By clicking on the incident (using the incident highlighted in Figure 9.43 as an example), you’re taken to the Attack story tab of the incident, shown in Figure 9.44:

Figure 9.44 – Attack story
From here, you can pivot on any item, be it an individual alert in the Alerts pane, an item displayed in the Incident graph pane, or any of the tabs (Alerts, Assets, Investigations, Evidence and Response, or Summary). The attack story’s incident graph automatically groups similar items and nodes together, but you can slide the toggle to off to display each item node on its own (as it is inFigure 9.44). This may help you further see interactions between events.
Each item will display relevant details and contextual actions that you can take, such as listing out the URL details that a malicious process attempted to contact or seeing the code that was executed inside of a script.
Clicking an item in the Alerts pane will cause the details pane to focus on that item in the incident graph and show the other corresponding events that were happening in the chain. For example, by clicking on the Suspicious behavior by Microsoft Word was observeditem in the Alerts pane (see Figure 9.45), the attack story pivoted to show the user identity and device highlighted in the incident graph and the process tree, including the application lineage and command line that generated the alert.

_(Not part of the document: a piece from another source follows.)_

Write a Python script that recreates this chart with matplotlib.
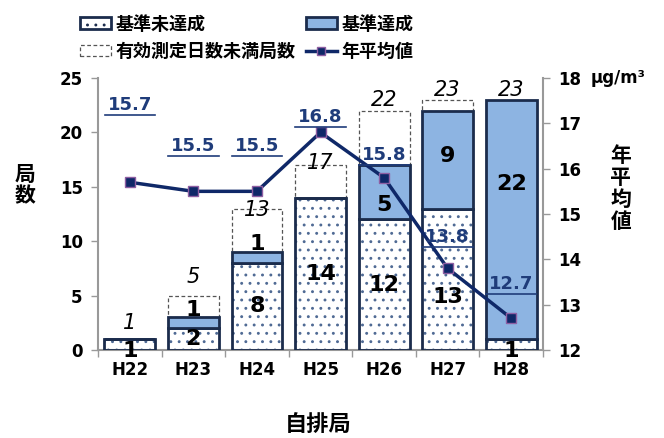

Figure 9.45 – Viewing an alert’s details
Clicking on the WINDWORD.EXE executable, as shown in Figure 9.45, brings up details in the far-right pane, including the process ID, the exact command line that was invoked, publishing details of the file, and more. You can further investigate items in the process tree, looking for any other clues that might aid your investigation.
Alerts
Switching to the Alerts tab shows all of the alerts related to an incident. Again, you can select an individual alert to see additional details about the alert. Depending on the type of alert, you may see details about a file, an IP address contacted, a device, or processes. You can edit the classification of the alert state (setting it to New, In progress, or Resolved), assign the alert to an individual for triage or investigation, set a classification, as well as provide a comment. See Figure 9.46:

Figure 9.46 – Manage alert details
Alert classification helps your team identify genuine risks. For example, you may have hired a penetration testing firm to assess the security of your organizational processes and tools. When an alert is generated, you might classify that particular alert as Informational expected activity | Security testing. That informs others in the organization how they should respond to an alert.

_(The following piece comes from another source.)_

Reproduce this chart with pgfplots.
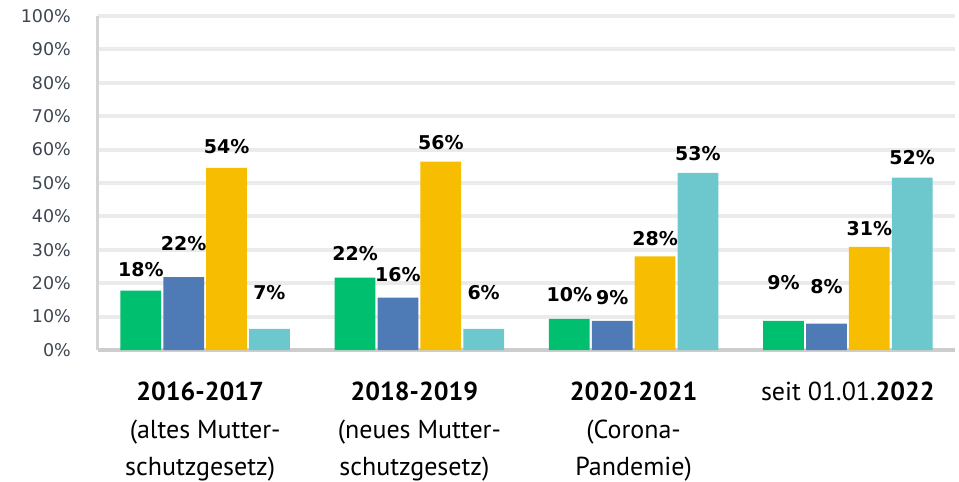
\documentclass[border=0pt]{standalone}
\usepackage{fontspec}
\setmainfont{DejaVu Sans}
\newfontfamily\catfont{PT Sans}
\usepackage{pgfplots}
\usepackage{pgfplotstable}
\pgfplotsset{compat=1.18}
\pgfkeys{/pgf/number format/assume math mode=true}

\definecolor{cgreen}{HTML}{00BF6F}
\definecolor{cblue}{HTML}{4E7AB5}
\definecolor{cyellow}{HTML}{F7BD00}
\definecolor{cteal}{HTML}{6CC8CC}
\definecolor{gridc}{HTML}{EBEBEB}
\definecolor{axisc}{HTML}{CDCDCD}
\definecolor{tickc}{HTML}{3D4650}

% x = period, y = bar height, ly = label position, lab = printed value
\pgfplotstableread{
x y ly lab
0 17.8 24.0 18
1 21.7 29.0 22
2 9.3 16.5 10
3 8.7 20.1 9
}\green
\pgfplotstableread{
x y ly lab
0 21.8 32.0 22
1 15.7 22.5 16
2 8.7 15.6 9
3 7.9 18.9 8
}\blue
\pgfplotstableread{
x y ly lab
0 54.5 60.8 54
1 56.4 62.0 56
2 28.0 33.5 28
3 30.9 36.5 31
}\yellow
\pgfplotstableread{
x y ly lab
0 6.3 17.1 7
1 6.3 17.1 6
2 53.0 58.7 53
3 51.6 57.5 52
}\teal

\pgfplotsset{
  barlab/.style={only marks, mark=none, draw=none,
    point meta=explicit,
    nodes near coords={\pgfmathprintnumber{\pgfplotspointmeta}\%},
    every node near coord/.append style={anchor=center, inner sep=1pt,
      font=\bfseries\fontsize{19}{19}\selectfont, text=black}},
}
\newcommand{\tr}{\hspace*{10pt}}

\begin{document}
\begin{tikzpicture}
\useasboundingbox (-98pt,-132pt) rectangle (861pt,350pt);
\begin{axis}[
    scale only axis,
    width=857pt, height=334pt,
    xmin=-0.5, xmax=3.5,
    ymin=0, ymax=100,
    clip=false,
    axis lines=left,
    axis line style={-},
    x axis line style={draw=axisc, line width=4pt},
    y axis line style={draw=axisc!85, line width=3pt},
    major tick length=0pt,
    ymajorgrids,
    grid style={gridc, line width=4pt},
    ytick={0,10,...,100},
    yticklabel={\pgfmathprintnumber{\tick}\%},
    yticklabel style={inner sep=0pt, xshift=-27pt, text=tickc,
      font=\fontsize{17.5}{17.5}\selectfont},
    xtick={0,1,2,3},
    xticklabels={
      {\textbf{2016-2017}\tr\\(altes Mutter-\tr\\schutzgesetz)\tr},
      {\textbf{2018-2019}\tr\\(neues Mutter-\tr\\schutzgesetz)\tr},
      {\textbf{2020-2021}\\(Corona-\\Pandemie)},
      {seit 01.01.\textbf{2022}}},
    xticklabel style={align=center, inner sep=0pt, yshift=-32pt,
      font=\catfont\fontsize{26}{37.5}\selectfont, text=black},
]
\addplot[ybar, bar width=0.19, bar shift=-0.3, fill=cgreen, draw=none] table[x=x, y=y] {\green};
\addplot[ybar, bar width=0.19, bar shift=-0.1, fill=cblue, draw=none] table[x=x, y=y] {\blue};
\addplot[ybar, bar width=0.19, bar shift=0.1, fill=cyellow, draw=none] table[x=x, y=y] {\yellow};
\addplot[ybar, bar width=0.19, bar shift=0.3, fill=cteal, draw=none] table[x=x, y=y] {\teal};

\addplot[barlab] table[x expr=\thisrow{x}-0.3, y=ly, meta=lab] {\green};
\addplot[barlab] table[x expr=\thisrow{x}-0.1, y=ly, meta=lab] {\blue};
\addplot[barlab] table[x expr=\thisrow{x}+0.1, y=ly, meta=lab] {\yellow};
\addplot[barlab] table[x expr=\thisrow{x}+0.3, y=ly, meta=lab] {\teal};
\end{axis}
\end{tikzpicture}
\end{document}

After you have begun classifying alerts, the Recommendations tab on the Alert details flyout will start to provide additional insights about threats in your organization, such as whether this type of alert has been marked or classified before.
Assets
The Assets tab of an incident shows all of the organizational assets that are affected. This could include Devices, Users, Mailboxes, and Apps. Selecting an asset category will display all of the affected items in that category that have been associated with the current incident. Selecting an individual item will take you to its associated asset page (such as the Assets page for devices and users or Threat Explorer for mailboxes).